▼▼▼

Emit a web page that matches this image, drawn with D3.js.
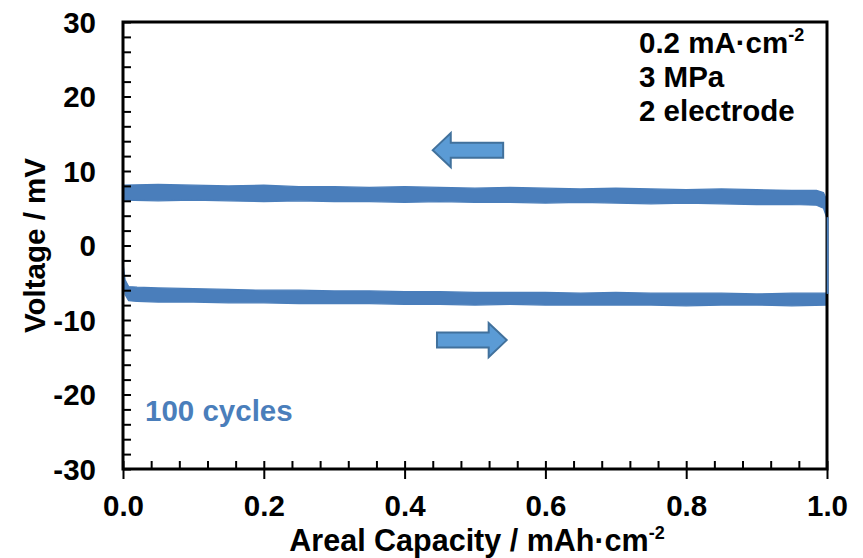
<!DOCTYPE html>
<html>
<head>
<meta charset="utf-8">
<script src="https://cdn.jsdelivr.net/npm/d3@7"></script>
<style>
  body { margin: 0; background: #fff; }
  svg text { font-family: "Liberation Sans", Arial, sans-serif; font-weight: bold; }
</style>
</head>
<body>
<svg id="chart"></svg>
<script>
"use strict";

var Width = 863,
    Height = 558,
    margin = { top: 22, right: 36, bottom: 89, left: 123 };

// capacity positions (mAh/cm2) where the band edges were read
var capX = [0.00, 0.05, 0.10, 0.15, 0.20, 0.25, 0.30, 0.35, 0.40, 0.45, 0.50,
            0.55, 0.60, 0.65, 0.70, 0.75, 0.80, 0.85, 0.90, 0.95, 0.985, 0.995, 1.00];

// upper band (charge), top and bottom edge, mV
var chargeTop = [8.1, 8.2, 8.1, 8.0, 8.1, 7.9, 7.9, 7.8, 7.9, 7.8, 7.7,
                 7.8, 7.7, 7.6, 7.7, 7.6, 7.5, 7.6, 7.5, 7.4, 7.4, 7.1, 6.0];
var chargeBottom = [6.1, 6.0, 6.1, 6.0, 5.9, 6.0, 5.9, 5.9, 5.8, 5.9, 5.8,
                    5.8, 5.7, 5.8, 5.7, 5.6, 5.7, 5.6, 5.5, 5.5, 5.4, 5.0, 3.6];

// lower band (discharge) read at its own positions, start spike included
var disX = [0.000, 0.003, 0.008, 0.02, 0.05, 0.10, 0.15, 0.20, 0.25, 0.30, 0.35, 0.40,
            0.45, 0.50, 0.55, 0.60, 0.65, 0.70, 0.75, 0.80, 0.85, 0.90, 0.95, 1.00];
var disTop = [-2.3, -4.6, -5.5, -5.6, -5.7, -5.8, -5.9, -6.0, -6.0, -6.1, -6.1, -6.2,
              -6.2, -6.3, -6.3, -6.3, -6.4, -6.3, -6.4, -6.4, -6.4, -6.5, -6.4, -6.4];
var disBottom = [-3.6, -6.6, -7.4, -7.5, -7.6, -7.6, -7.7, -7.7, -7.8, -7.8, -7.8, -7.9,
                 -7.9, -8.0, -7.9, -8.0, -8.0, -8.0, -8.0, -8.1, -8.0, -8.0, -8.1, -8.0];

// end-of-cycle switch at full capacity
var switchX = [1.001, 1.001];
var switchV = [3.8, -6.5];

var xTicks = [0.0, 0.2, 0.4, 0.6, 0.8, 1.0];
var yTicks = [-30, -20, -10, 0, 10, 20, 30];

// direction arrows: [from x, to x, voltage]
var arrowLeft = [0.540, 0.440, 12.8];
var arrowRight = [0.446, 0.545, -12.7];

var infoLines = ["0.2 mA\u00b7cm", "3 MPa", "2 electrode"];

var plotW = Width - margin.left - margin.right,
    plotH = Height - margin.top - margin.bottom,
    blue = "#4a7ebb",
    fs = 29.5;

var x = d3.scaleLinear().domain([0, 1]).range([0, plotW]);
var y = d3.scaleLinear().domain([-30, 30]).range([plotH, 0]);

var svg = d3.select("#chart")
    .attr("width", Width)
    .attr("height", Height);

var g = svg.append("g")
    .attr("transform", "translate(" + margin.left + "," + margin.top + ")");

function band(xs, tops, bottoms) {
    return xs.map(function (d, i) { return { x: d, hi: tops[i], lo: bottoms[i] }; });
}

var area = d3.area()
    .x(function (d) { return x(d.x); })
    .y0(function (d) { return y(d.lo); })
    .y1(function (d) { return y(d.hi); });

[band(capX, chargeTop, chargeBottom), band(disX, disTop, disBottom)].forEach(function (b) {
    g.append("path")
        .datum(b)
        .attr("d", area)
        .attr("fill", blue)
        .attr("stroke", blue)
        .attr("stroke-width", 1.2)
        .attr("stroke-linejoin", "round");
});

// arrows
function arrowPath(a) {
    var x0 = x(a[0]), x1 = x(a[1]), cy = y(a[2]),
        dir = x1 > x0 ? 1 : -1,
        head = 18, body = 7.5, wing = 17,
        xb = x1 - dir * head;
    return "M" + x0 + "," + (cy - body) +
        "L" + xb + "," + (cy - body) +
        "L" + xb + "," + (cy - wing) +
        "L" + x1 + "," + cy +
        "L" + xb + "," + (cy + wing) +
        "L" + xb + "," + (cy + body) +
        "L" + x0 + "," + (cy + body) + "Z";
}

g.selectAll(".arrow")
    .data([arrowLeft, arrowRight])
    .enter()
    .append("path")
    .attr("class", "arrow")
    .attr("d", arrowPath)
    .attr("fill", "#5b9bd5")
    .attr("stroke", "#41719c")
    .attr("stroke-width", 2);

// frame
g.append("rect")
    .attr("width", plotW)
    .attr("height", plotH)
    .attr("fill", "none")
    .attr("stroke", "#000")
    .attr("stroke-width", 3);

// the vertical switch line sits on top of the right frame
g.append("path")
    .datum(switchX.map(function (d, i) { return [d, switchV[i]]; }))
    .attr("d", d3.line().x(function (d) { return x(d[0]); }).y(function (d) { return y(d[1]); }))
    .attr("stroke", blue)
    .attr("stroke-width", 2)
    .attr("fill", "none");

// y axis: ticks inward every 2 mV
var yAxis = g.append("g")
    .call(d3.axisRight(y)
        .tickValues(d3.range(-30, 31, 2))
        .tickSize(8)
        .tickFormat(""));
yAxis.select(".domain").remove();
yAxis.selectAll("line").attr("stroke", "#000").attr("stroke-width", 2);

g.append("g")
    .selectAll("text")
    .data(yTicks)
    .enter()
    .append("text")
    .attr("x", -27)
    .attr("y", function (d) { return y(d); })
    .attr("dy", "0.36em")
    .attr("text-anchor", "end")
    .attr("font-size", fs)
    .text(function (d) { return d; });

// x axis: minor ticks inward, majors cross the axis
var xMinor = g.append("g")
    .attr("transform", "translate(0," + plotH + ")")
    .call(d3.axisTop(x)
        .tickValues(d3.range(0, 1.001, 0.04))
        .tickSize(8)
        .tickFormat(""));
xMinor.select(".domain").remove();
xMinor.selectAll("line").attr("stroke", "#000").attr("stroke-width", 2);

var xMajor = g.append("g")
    .attr("transform", "translate(0," + plotH + ")")
    .call(d3.axisBottom(x)
        .tickValues(xTicks)
        .tickSize(10)
        .tickPadding(16)
        .tickFormat(d3.format(".1f")));
xMajor.select(".domain").remove();
xMajor.selectAll("line").attr("stroke", "#000").attr("stroke-width", 2);
xMajor.selectAll("text")
    .attr("font-size", fs)
    .attr("fill", "#000")
    .attr("font-family", "Liberation Sans, Arial, sans-serif");

// axis titles
var xTitle = svg.append("text")
    .attr("x", margin.left + plotW / 2 + 2)
    .attr("y", 551)
    .attr("text-anchor", "middle")
    .attr("font-size", 30.5);
xTitle.append("tspan").text("Areal Capacity / mAh\u00b7cm");
xTitle.append("tspan").attr("font-size", 18).attr("dy", -12).text("-2");

svg.append("text")
    .attr("transform", "translate(45," + (margin.top + plotH / 2) + ") rotate(-90)")
    .attr("text-anchor", "middle")
    .attr("font-size", fs)
    .text("Voltage / mV");

// condition notes
var info = svg.append("g");
info.selectAll("text")
    .data(infoLines)
    .enter()
    .append("text")
    .attr("x", 639)
    .attr("y", function (d, i) { return 53 + i * 34; })
    .attr("font-size", fs)
    .text(function (d) { return d; })
    .filter(function (d, i) { return i === 0; })
    .append("tspan")
    .attr("font-size", 18)
    .attr("dy", -12)
    .text("-2");

svg.append("text")
    .attr("x", 145)
    .attr("y", 421)
    .attr("font-size", fs)
    .attr("fill", blue)
    .text("100 cycles");
</script>
</body>
</html>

▲▲▲

## Exercise objective
Repeat the lines of the listing above verbatim, beginning at its first line and ending at the line containing "89, left: 123", which is included. Omit pictures.

## Written answer
Emit a web page that matches this image, drawn with D3.js.
<!DOCTYPE html>
<html>
<head>
<meta charset="utf-8">
<script src="https://cdn.jsdelivr.net/npm/d3@7"></script>
<style>
  body { margin: 0; background: #fff; }
  svg text { font-family: "Liberation Sans", Arial, sans-serif; font-weight: bold; }
</style>
</head>
<body>
<svg id="chart"></svg>
<script>
"use strict";

var Width = 863,
    Height = 558,
    margin = { top: 22, right: 36, bottom: 89, left: 123 };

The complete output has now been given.